• WORK TO DO:
Exactly as written, quote every line that follows, skipping the images.

• RAW DATA:
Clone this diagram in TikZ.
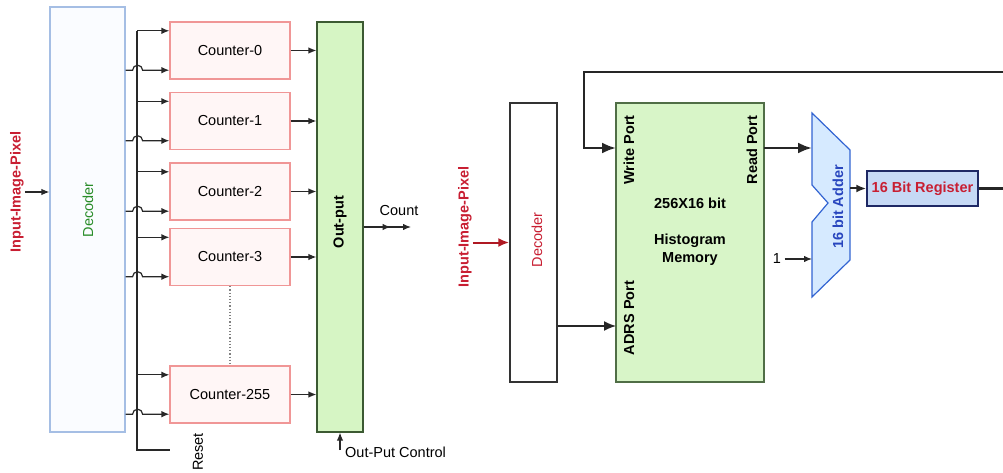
\documentclass[tikz,border=0pt]{standalone}
\usepackage{fontspec}
\setmainfont{Liberation Sans}
\usepackage{xcolor}
\usetikzlibrary{arrows.meta}
\definecolor{decline}{RGB}{165,190,228}
\definecolor{decfill}{RGB}{250,252,255}
\definecolor{ctrline}{RGB}{240,150,150}
\definecolor{ctrfill}{RGB}{255,246,246}
\definecolor{outline}{RGB}{60,90,50}
\definecolor{outfill}{RGB}{214,245,196}
\definecolor{memline}{RGB}{80,110,70}
\definecolor{memfill}{RGB}{216,245,200}
\definecolor{addline}{RGB}{50,100,210}
\definecolor{addfill}{RGB}{214,234,255}
\definecolor{addtext}{RGB}{40,70,190}
\definecolor{regline}{RGB}{30,40,100}
\definecolor{regfill}{RGB}{198,217,245}
\definecolor{myred}{RGB}{200,30,50}
\definecolor{darkred}{RGB}{175,25,35}
\definecolor{mygreen}{RGB}{40,140,40}
\definecolor{wiregray}{RGB}{40,40,40}

\begin{document}
\begin{tikzpicture}[x=1pt,y=-1pt,
  font=\fontsize{14.5}{16}\selectfont,
  bfont/.style={font=\fontsize{14.5}{16}\selectfont\bfseries},
  vlabel/.style={rotate=90, inner sep=1},
  wire/.style={draw=wiregray, line width=1.2},
  tip/.style={-{Latex[length=8pt,width=6.5pt]}},
  bigtip/.style={-{Latex[length=14pt,width=11pt]}},
  ctrbox/.style={draw=ctrline, fill=ctrfill, line width=1.2, minimum width=120, minimum height=57},
  thickwire/.style={draw=black!85, line width=2.5}]
\useasboundingbox (0,0) rectangle (1003,473);
\clip (0,0) rectangle (1003,473);

% left: decoder and counters
\node[draw=decline, fill=decfill, line width=1.2, minimum width=75, minimum height=425] (dec) at (87.5,219.5) {};
\node[vlabel, text=mygreen] (decl) at (88,210) {Decoder};
\node[vlabel, bfont, text=myred] (inl) at (17,192) {Input-Image-Pixel};
\draw[wire,tip] (inl.south) -- (dec.west |- inl.south);

\node[ctrbox] (c0) at (230,50.5) {Counter-0};
\node[ctrbox] (c1) at (230,121) {Counter-1};
\node[ctrbox] (c2) at (230,191.5) {Counter-2};
\node[ctrbox] (c3) at (230,257) {Counter-3};
\node[ctrbox] (c255) at (230,394.5) {Counter-255};
\draw[dotted, line width=1.2, gray] (c3.south) -- (c255.north);

\node[draw=outline, fill=outfill, line width=1.2, minimum width=46, minimum height=410] (out) at (340,227) {};
\node[vlabel, bfont] (outl) at (340,222) {Out-put};

% reset bus
\coordinate (bus) at (137,0);
\coordinate (rst) at (170,450);
\draw[wire] (bus |- c0.162) -- (bus |- rst) -- (rst);
\node[vlabel] (rstl) at (198,452) {Reset};

\draw[wire,tip] (bus |- c0.162) -- (c0.162);
\draw[wire,tip] (dec.east |- c0.198) -- ++(7,0) arc (180:360:5) -- (c0.198);
\draw[wire,tip] (c0.east) -- (out.west |- c0.east);
\draw[wire,tip] (bus |- c1.162) -- (c1.162);
\draw[wire,tip] (dec.east |- c1.198) -- ++(7,0) arc (180:360:5) -- (c1.198);
\draw[wire,tip] (c1.east) -- (out.west |- c1.east);
\draw[wire,tip] (bus |- c2.162) -- (c2.162);
\draw[wire,tip] (dec.east |- c2.198) -- ++(7,0) arc (180:360:5) -- (c2.198);
\draw[wire,tip] (c2.east) -- (out.west |- c2.east);
\draw[wire,tip] (bus |- c3.162) -- (c3.162);
\draw[wire,tip] (dec.east |- c3.198) -- ++(7,0) arc (180:360:5) -- (c3.198);
\draw[wire,tip] (c3.east) -- (out.west |- c3.east);
\draw[wire,tip] (bus |- c255.162) -- (c255.162);
\draw[wire,tip] (dec.east |- c255.198) -- ++(7,0) arc (180:360:5) -- (c255.198);
\draw[wire,tip] (c255.east) -- (out.west |- c255.east);

% count out and control
\coordinate (cnt) at (411,227);
\draw[wire,tip] (out.east) -- (cnt);
\draw[wire,tip] (out.east) -- ++(27,0);
\node (cntl) at (399,211) {Count};
\coordinate (opc) at (340,450);
\draw[wire,tip] (opc) -- (out.south);
\node[anchor=west, inner sep=1] (opcl) at (344,452) {Out-Put Control};

% right: histogram memory
\node[vlabel, bfont, text=myred] (inr) at (465,227) {Input-Image-Pixel};
\node[draw=black!80, fill=white, line width=1.5, minimum width=47, minimum height=279] (dec2) at (533.5,242.5) {};
\node[vlabel, text=myred] (dec2l) at (537,240) {Decoder};
\draw[-{Latex[length=11pt,width=9pt]}, line width=2, draw=darkred] (inr.south |- dec2.west) -- (dec2.west);

\node[draw=memline, fill=memfill, line width=1.5, minimum width=148, minimum height=279] (mem) at (690,242.5) {};
\node[vlabel, bfont] (wrl) at (629,150) {Write Port};
\node[vlabel, bfont] (adl) at (629,318) {ADRS Port};
\node[vlabel, bfont] (rdl) at (752,150) {Read Port};
\node[bfont] (size) at (690,203) {256X16 bit};
\node[align=center, font=\fontsize{14.5}{18}\selectfont\bfseries] (hist) at (690,250) {Histogram\\Memory};

\coordinate (wr) at (616,148);
\coordinate (adrs) at (616,326);
\coordinate (rd) at (764,148);
\draw[-{Latex[length=12pt,width=10pt]}, line width=1.5, draw=black!85] (dec2.east |- adrs) -- (adrs);

% adder
\draw[line width=1.2, draw=addline, fill=addfill] (812,113) -- (850,150) -- (850,260) -- (812,297) -- (812,222) -- (828,203) -- (812,185) -- cycle;
\node[vlabel, bfont, text=addtext] (addl) at (838,207) {16 bit Adder};
\coordinate (addin) at (812,148);
\coordinate (addone) at (812,259);
\coordinate (addout) at (850,188.5);
\draw[thickwire,bigtip] (rd) -- (addin);
\node (one) at (777,259) {1};
\draw[wire,tip] (one) -- (addone);

\node[draw=regline, fill=regfill, line width=1.5, minimum width=111, minimum height=35, text=myred, bfont] (reg) at (922.5,188.5) {16 Bit Register};
\draw[-{Latex[length=10pt,width=8pt]}, line width=2, draw=black!85] (addout) -- (reg.west);

% feedback to write port
\coordinate (fbr) at (1010,72);
\coordinate (fbl) at (584,72);
\draw[thickwire,bigtip] (reg.east) -| (fbr) -- (fbl) |- (wr);
\end{tikzpicture}
\end{document}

• EXERCISE RESPONSE:
Clone this diagram in TikZ.
\documentclass[tikz,border=0pt]{standalone}
\usepackage{fontspec}
\setmainfont{Liberation Sans}
\usepackage{xcolor}
\usetikzlibrary{arrows.meta}
\definecolor{decline}{RGB}{165,190,228}
\definecolor{decfill}{RGB}{250,252,255}
\definecolor{ctrline}{RGB}{240,150,150}
\definecolor{ctrfill}{RGB}{255,246,246}
\definecolor{outline}{RGB}{60,90,50}
\definecolor{outfill}{RGB}{214,245,196}
\definecolor{memline}{RGB}{80,110,70}
\definecolor{memfill}{RGB}{216,245,200}
\definecolor{addline}{RGB}{50,100,210}
\definecolor{addfill}{RGB}{214,234,255}
\definecolor{addtext}{RGB}{40,70,190}
\definecolor{regline}{RGB}{30,40,100}
\definecolor{regfill}{RGB}{198,217,245}
\definecolor{myred}{RGB}{200,30,50}
\definecolor{darkred}{RGB}{175,25,35}
\definecolor{mygreen}{RGB}{40,140,40}
\definecolor{wiregray}{RGB}{40,40,40}

\begin{document}
\begin{tikzpicture}[x=1pt,y=-1pt,
  font=\fontsize{14.5}{16}\selectfont,
  bfont/.style={font=\fontsize{14.5}{16}\selectfont\bfseries},
  vlabel/.style={rotate=90, inner sep=1},
  wire/.style={draw=wiregray, line width=1.2},
  tip/.style={-{Latex[length=8pt,width=6.5pt]}},
  bigtip/.style={-{Latex[length=14pt,width=11pt]}},
  ctrbox/.style={draw=ctrline, fill=ctrfill, line width=1.2, minimum width=120, minimum height=57},
  thickwire/.style={draw=black!85, line width=2.5}]
\useasboundingbox (0,0) rectangle (1003,473);
\clip (0,0) rectangle (1003,473);

% left: decoder and counters
\node[draw=decline, fill=decfill, line width=1.2, minimum width=75, minimum height=425] (dec) at (87.5,219.5) {};
\node[vlabel, text=mygreen] (decl) at (88,210) {Decoder};
\node[vlabel, bfont, text=myred] (inl) at (17,192) {Input-Image-Pixel};
\draw[wire,tip] (inl.south) -- (dec.west |- inl.south);

\node[ctrbox] (c0) at (230,50.5) {Counter-0};
\node[ctrbox] (c1) at (230,121) {Counter-1};
\node[ctrbox] (c2) at (230,191.5) {Counter-2};
\node[ctrbox] (c3) at (230,257) {Counter-3};
\node[ctrbox] (c255) at (230,394.5) {Counter-255};
\draw[dotted, line width=1.2, gray] (c3.south) -- (c255.north);

\node[draw=outline, fill=outfill, line width=1.2, minimum width=46, minimum height=410] (out) at (340,227) {};
\node[vlabel, bfont] (outl) at (340,222) {Out-put};

% reset bus
\coordinate (bus) at (137,0);
\coordinate (rst) at (170,450);
\draw[wire] (bus |- c0.162) -- (bus |- rst) -- (rst);
\node[vlabel] (rstl) at (198,452) {Reset};

\draw[wire,tip] (bus |- c0.162) -- (c0.162);
\draw[wire,tip] (dec.east |- c0.198) -- ++(7,0) arc (180:360:5) -- (c0.198);
\draw[wire,tip] (c0.east) -- (out.west |- c0.east);
\draw[wire,tip] (bus |- c1.162) -- (c1.162);
\draw[wire,tip] (dec.east |- c1.198) -- ++(7,0) arc (180:360:5) -- (c1.198);
\draw[wire,tip] (c1.east) -- (out.west |- c1.east);
\draw[wire,tip] (bus |- c2.162) -- (c2.162);
\draw[wire,tip] (dec.east |- c2.198) -- ++(7,0) arc (180:360:5) -- (c2.198);
\draw[wire,tip] (c2.east) -- (out.west |- c2.east);
\draw[wire,tip] (bus |- c3.162) -- (c3.162);
\draw[wire,tip] (dec.east |- c3.198) -- ++(7,0) arc (180:360:5) -- (c3.198);
\draw[wire,tip] (c3.east) -- (out.west |- c3.east);
\draw[wire,tip] (bus |- c255.162) -- (c255.162);
\draw[wire,tip] (dec.east |- c255.198) -- ++(7,0) arc (180:360:5) -- (c255.198);
\draw[wire,tip] (c255.east) -- (out.west |- c255.east);

% count out and control
\coordinate (cnt) at (411,227);
\draw[wire,tip] (out.east) -- (cnt);
\draw[wire,tip] (out.east) -- ++(27,0);
\node (cntl) at (399,211) {Count};
\coordinate (opc) at (340,450);
\draw[wire,tip] (opc) -- (out.south);
\node[anchor=west, inner sep=1] (opcl) at (344,452) {Out-Put Control};

% right: histogram memory
\node[vlabel, bfont, text=myred] (inr) at (465,227) {Input-Image-Pixel};
\node[draw=black!80, fill=white, line width=1.5, minimum width=47, minimum height=279] (dec2) at (533.5,242.5) {};
\node[vlabel, text=myred] (dec2l) at (537,240) {Decoder};
\draw[-{Latex[length=11pt,width=9pt]}, line width=2, draw=darkred] (inr.south |- dec2.west) -- (dec2.west);

\node[draw=memline, fill=memfill, line width=1.5, minimum width=148, minimum height=279] (mem) at (690,242.5) {};
\node[vlabel, bfont] (wrl) at (629,150) {Write Port};
\node[vlabel, bfont] (adl) at (629,318) {ADRS Port};
\node[vlabel, bfont] (rdl) at (752,150) {Read Port};
\node[bfont] (size) at (690,203) {256X16 bit};
\node[align=center, font=\fontsize{14.5}{18}\selectfont\bfseries] (hist) at (690,250) {Histogram\\Memory};

\coordinate (wr) at (616,148);
\coordinate (adrs) at (616,326);
\coordinate (rd) at (764,148);
\draw[-{Latex[length=12pt,width=10pt]}, line width=1.5, draw=black!85] (dec2.east |- adrs) -- (adrs);

% adder
\draw[line width=1.2, draw=addline, fill=addfill] (812,113) -- (850,150) -- (850,260) -- (812,297) -- (812,222) -- (828,203) -- (812,185) -- cycle;
\node[vlabel, bfont, text=addtext] (addl) at (838,207) {16 bit Adder};
\coordinate (addin) at (812,148);
\coordinate (addone) at (812,259);
\coordinate (addout) at (850,188.5);
\draw[thickwire,bigtip] (rd) -- (addin);
\node (one) at (777,259) {1};
\draw[wire,tip] (one) -- (addone);

\node[draw=regline, fill=regfill, line width=1.5, minimum width=111, minimum height=35, text=myred, bfont] (reg) at (922.5,188.5) {16 Bit Register};
\draw[-{Latex[length=10pt,width=8pt]}, line width=2, draw=black!85] (addout) -- (reg.west);

% feedback to write port
\coordinate (fbr) at (1010,72);
\coordinate (fbl) at (584,72);
\draw[thickwire,bigtip] (reg.east) -| (fbr) -- (fbl) |- (wr);
\end{tikzpicture}
\end{document}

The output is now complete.